_What the exercise asks_
Quote from the first line below through the line that contains "import plotly.graph_objects as go", both included, and leave the pictures out.

_Provided data_
--*--

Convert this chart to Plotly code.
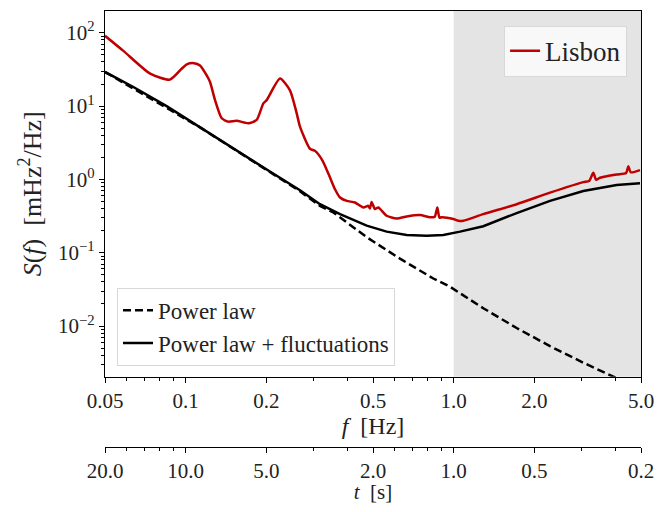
import math
import plotly.graph_objects as go

# ---------------- data ----------------
red_f = [0.05, 0.0584, 0.0737, 0.0874, 0.0966, 0.1009, 0.1074, 0.1131, 0.1198, 0.1233, 0.1287,
         0.1363, 0.1442, 0.155, 0.1713, 0.184, 0.1949, 0.2006, 0.2249, 0.245, 0.2596, 0.267,
         0.291, 0.3038, 0.324, 0.3456, 0.3607, 0.3767, 0.399, 0.4283, 0.46, 0.48, 0.487,
         0.494, 0.5085, 0.5234, 0.5623, 0.6128, 0.668, 0.749, 0.816, 0.85, 0.869, 0.885,
         0.902, 0.997, 1.041, 1.086, 1.29, 1.718, 2.288, 3.046, 3.20, 3.319, 3.40, 3.516,
         4.055, 4.40, 4.484, 4.58, 4.958]
red_s = [91, 57.1, 27.7, 23.0, 32.3, 37.0, 38.5, 35.8, 26.2, 21.3, 12.05,
         6.82, 6.14, 6.32, 5.83, 6.47, 10.9, 12.05, 23.7, 16.4, 7.96, 5.25,
         2.62, 2.45, 1.81, 1.06, 0.733, 0.566, 0.509, 0.484, 0.415, 0.436, 0.40,
         0.493, 0.394, 0.415, 0.319, 0.294, 0.313, 0.326, 0.304, 0.31, 0.415, 0.30,
         0.304, 0.288, 0.273, 0.273, 0.336, 0.459, 0.66, 0.919, 0.95, 1.23, 0.99, 1.054,
         1.168, 1.22, 1.51, 1.25, 1.34]

pl_fluct_f = [0.05, 0.0638, 0.0849, 0.1131, 0.1505, 0.2006, 0.267, 0.317, 0.3767, 0.4736,
              0.5623, 0.668, 0.793, 0.915, 1.056, 1.29, 1.718, 2.288, 3.046, 4.055, 4.958]
pl_fluct_s = [29.2, 18.2, 10.0, 5.12, 2.68, 1.365, 0.710, 0.459, 0.336, 0.234,
              0.194, 0.175, 0.171, 0.175, 0.194, 0.2296, 0.3475, 0.509, 0.695, 0.838, 0.883]

pl_f = [0.05, 0.1131, 0.267, 0.317, 0.3556, 0.4736, 0.6305, 0.8395, 0.969, 1.29,
        1.718, 2.288, 3.046, 3.94, 4.05]
pl_s = [29.2, 5.12, 0.689, 0.435, 0.355, 0.163, 0.083, 0.0445, 0.0344, 0.0175,
        0.0094, 0.00532, 0.00316, 0.00209, 0.00195]

shade_band = [1.0, 5.0]

f_ticks = [0.05, 0.1, 0.2, 0.5, 1.0, 2.0, 5.0]
f_ticktext = ["0.05", "0.1", "0.2", "0.5", "1.0", "2.0", "5.0"]
t_ticktext = ["20.0", "10.0", "5.0", "2.0", "1.0", "0.5", "0.2"]
f_minor = [0.06, 0.07, 0.08, 0.09, 0.3, 0.4, 0.6, 0.7, 0.8, 0.9, 3.0, 4.0]
y_ticks = [1e-2, 1e-1, 1e0, 1e1, 1e2]
y_ticktext = ["10<sup>\u22122</sup>", "10<sup>\u22121</sup>", "10<sup>0</sup>",
              "10<sup>1</sup>", "10<sup>2</sup>"]
y_minor = [m * 10.0 ** k for k in range(-3, 3) for m in range(2, 10)]

FONT = "Liberation Serif, Times New Roman, DejaVu Serif, serif"
RED = "#c00000"

# page body has an 8px margin: figure is sized so it fits the 668x512 window
W, H = 652, 496

fig = go.Figure()
fig.add_vrect(x0=shade_band[0], x1=shade_band[1], fillcolor="#e4e4e4",
              line_width=0, layer="below")

fig.add_trace(go.Scatter(x=pl_f, y=pl_s, mode="lines", name="Power law",
                         line=dict(color="black", width=2.5, dash="8px,4px"),
                         legend="legend2"))
fig.add_trace(go.Scatter(x=pl_fluct_f, y=pl_fluct_s, mode="lines",
                         name="Power law + fluctuations",
                         line=dict(color="black", width=2.5), legend="legend2"))
fig.add_trace(go.Scatter(x=red_f, y=red_s, mode="lines", name="Lisbon",
                         line=dict(color=RED, width=2.5, shape="spline", smoothing=0.6),
                         legend="legend"))
# helper trace so the secondary (period) axis is drawn
fig.add_trace(go.Scatter(x=f_ticks, y=[None] * len(f_ticks), xaxis="x2", yaxis="y",
                         mode="lines", showlegend=False, hoverinfo="skip"))

xr = [math.log10(f_ticks[0]), math.log10(f_ticks[-1])]
common_x = dict(type="log", range=xr, tickmode="array", tickvals=f_ticks,
                ticks="outside", ticklen=5, tickwidth=1.2, tickcolor="black",
                showline=True, linecolor="black", linewidth=1.3, showgrid=False,
                zeroline=False, tickfont=dict(family=FONT, size=21, color="#222"),
                minor=dict(tickmode="array", tickvals=f_minor, ticks="outside",
                           ticklen=3, tickwidth=1, tickcolor="black", showgrid=False))

fig.update_layout(
    width=W, height=H,
    margin=dict(l=97, r=19, t=2, b=54),
    paper_bgcolor="white", plot_bgcolor="white",
    font=dict(family=FONT, size=21, color="#222"),
    xaxis=dict(**common_x, ticktext=f_ticktext, anchor="y", mirror=True,
               title=dict(text="<i>f</i>  [Hz]", font=dict(family=FONT, size=24),
                          standoff=2)),
    xaxis2=dict(**common_x, ticktext=t_ticktext, overlaying="x", anchor="free",
                position=0, side="bottom",
                title=dict(text="<i>t</i>  [s]", font=dict(family=FONT, size=21),
                           standoff=4)),
    yaxis=dict(type="log", range=[-2.69, 2.297], domain=[0.1614, 1],
               tickmode="array", tickvals=y_ticks, ticktext=y_ticktext,
               ticks="outside", ticklen=5, tickwidth=1.2, tickcolor="black",
               showline=True, linecolor="black", linewidth=1.3, mirror=True,
               showgrid=False, zeroline=False,
               tickfont=dict(family=FONT, size=21, color="#222"),
               minor=dict(tickmode="array", tickvals=y_minor, ticks="outside",
                          ticklen=3, tickwidth=1, tickcolor="black", showgrid=False),
               title=dict(text="<i>S</i>(<i>f</i>)  [mHz<sup>2</sup>/Hz]",
                          font=dict(family=FONT, size=26), standoff=8)),
    legend=dict(x=0.974, xanchor="right", y=0.966, yanchor="top",
                bgcolor="rgba(250,250,250,0.9)", bordercolor="#d8d8d8", borderwidth=1,
                font=dict(family=FONT, size=27, color="#222")),
    legend2=dict(x=0.0224, xanchor="left", y=0.1864, yanchor="bottom",
                 bgcolor="rgba(255,255,255,0.9)", bordercolor="#d8d8d8", borderwidth=1,
                 font=dict(family=FONT, size=23, color="#222"), tracegroupgap=2),
)

fig.write_html("out.html")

--*--

_Output_
Convert this chart to Plotly code.
import math
import plotly.graph_objects as go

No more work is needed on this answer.